Renowned Italian conceptual artist and practical joker Piero Manzoni publicly questioned the notion of the readymade in 1961 when he created Artist’s Shit (Merda d’Artista). Allegedly, the cans contained his feces. What he wanted was to mock the notion that everything touched by an artist can be converted into a magnificent piece of artwork. But in 2008, a can was purchased for $ 166,618 at Sotheby’s, proving his point. 

In many aspects, the readymade is the forerunner of all conceptual work that came after it. In a way, the practice has empowered artists to focus on presenting ideas and refining their crafting skills as opposed to concentrating on the material, tangible aspect. In the 1960s and 1970s, conceptual art prioritized the dematerialization and absolute reduction of the art object in favor of documenting concepts, activities, and creative processes as works of art.

Recent Strategies

Artists have been experimenting with integrating readymade products into their creative work for over a century, and with unwavering intensity in the last few decades. Some go as far as to not only explicitly draw inspiration from the glorification of commercial commodities, but even fetishize them. 

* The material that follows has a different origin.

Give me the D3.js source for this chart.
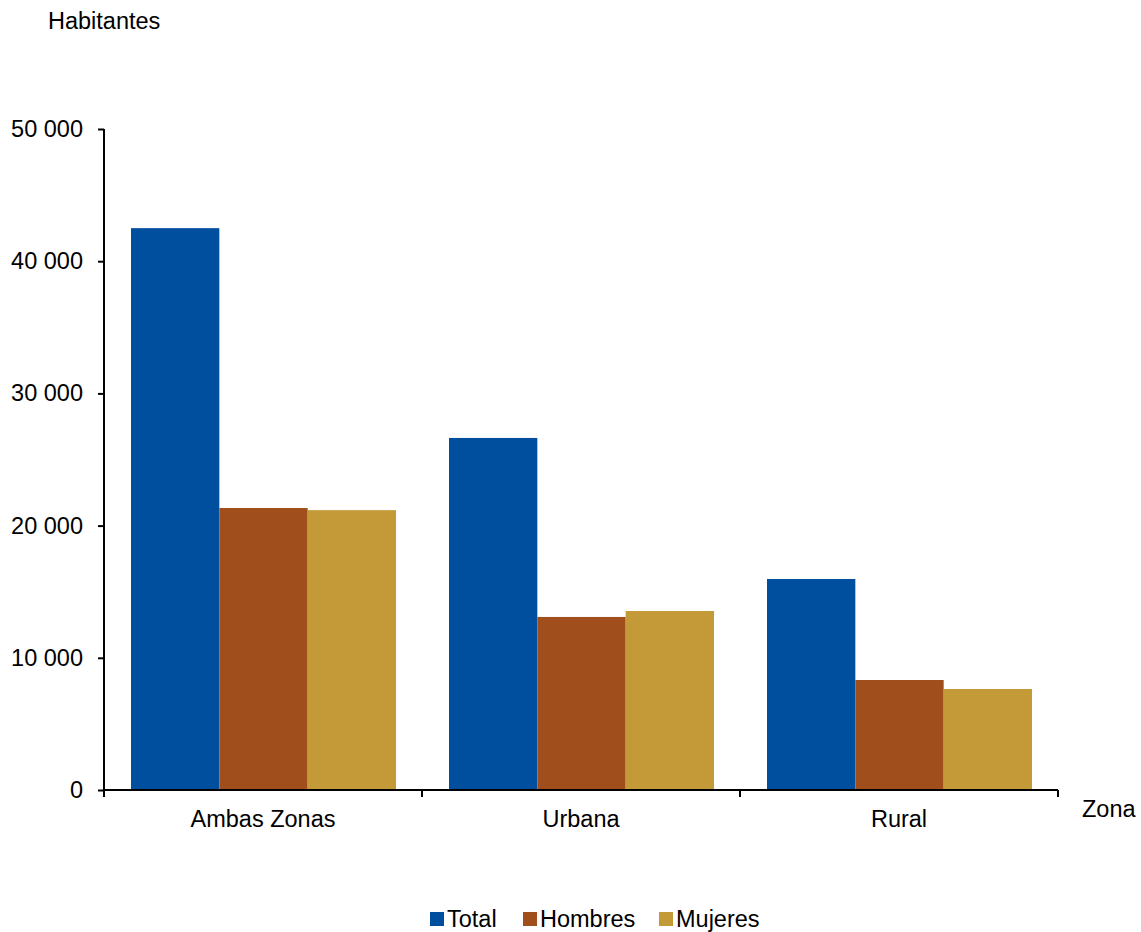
<!DOCTYPE html>
<html><head><meta charset="utf-8">
<script src="https://cdn.jsdelivr.net/npm/d3@7"></script>
<style>body{margin:0;background:#fff}text{font-family:"Liberation Sans",Arial,sans-serif;fill:#000}</style>
</head><body><svg id="c" width="1141" height="932"></svg>
<script>
const categories = ["Ambas Zonas", "Urbana", "Rural"];
const seriesNames = ["Total", "Hombres", "Mujeres"];
const totalValues = [42500, 26630, 15960];
const hombresValues = [21330, 13090, 8320];
const mujeresValues = [21170, 13540, 7640];
const colors = ["#004F9E", "#A04E1B", "#C49A39"];
const yTicks = [0, 10000, 20000, 30000, 40000, 50000];

const series = [totalValues, hombresValues, mujeresValues];
const svg = d3.select("#c");
const x0 = 104, x1 = 1058, yTop = 129, yBot = 790;
const FS = "23.5px";
const x = d3.scaleBand().domain(categories).range([x0, x1]).paddingInner(0).paddingOuter(0);
const xs = d3.scaleBand().domain(seriesNames).range([27, x.bandwidth() - 26]).padding(0);
const y = d3.scaleLinear().domain([0, 50000]).range([yBot, yTop]);
const fmt = d => d3.format(",")(d).replace(/,/g, " ");

categories.forEach((c, i) => {
  seriesNames.forEach((s, j) => {
    svg.append("rect")
      .attr("x", x(c) + xs(s)).attr("width", xs.bandwidth())
      .attr("y", y(series[j][i])).attr("height", y(0) - y(series[j][i]))
      .attr("fill", colors[j]);
  });
});

const yAxis = d3.axisLeft(y).tickValues(yTicks).tickFormat(fmt).tickSize(6).tickPadding(15);
const gy = svg.append("g").attr("transform", `translate(${x0},0)`).call(yAxis);
gy.selectAll("text").style("font-size", FS);
gy.selectAll("line,path").attr("stroke", "#000").attr("stroke-width", 2);
gy.select("path").attr("d", `M0,${yTop}V${yBot}`);

const gx = svg.append("g").attr("transform", `translate(0,${yBot})`);
gx.append("line").attr("x1", x0).attr("x2", x1).attr("stroke", "#000").attr("stroke-width", 2);
const tickPos = categories.map(c => x(c)).concat([x1]);
tickPos.forEach(p => gx.append("line").attr("x1", p).attr("x2", p).attr("y1", 0).attr("y2", 7).attr("stroke", "#000").attr("stroke-width", 2));
categories.forEach(c => gx.append("text").attr("x", x(c) + x.bandwidth() / 2).attr("y", 37)
  .attr("text-anchor", "middle").style("font-size", FS).text(c));

svg.append("text").attr("x", 48).attr("y", 29).style("font-size", FS).text("Habitantes");
svg.append("text").attr("x", 1082).attr("y", 817).style("font-size", FS).text("Zona");

const legX = [430, 523, 659];
seriesNames.forEach((s, j) => {
  svg.append("rect").attr("x", legX[j]).attr("y", 912).attr("width", 14).attr("height", 14).attr("fill", colors[j]);
  svg.append("text").attr("x", legX[j] + 17).attr("y", 927).style("font-size", FS).text(s);
});
</script></body></html>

There are some versions of the very same concept that exist outside the European canon, even though the Duchampian genealogy of the so-called readymade clearly corresponds to Western art history. These variants are culture-specific and often rely on salvaged objects commonly found in different regions around the world, be it driftwood or trash. This makes them intriguing, insightful, inspiring, and most definitely worth exploring.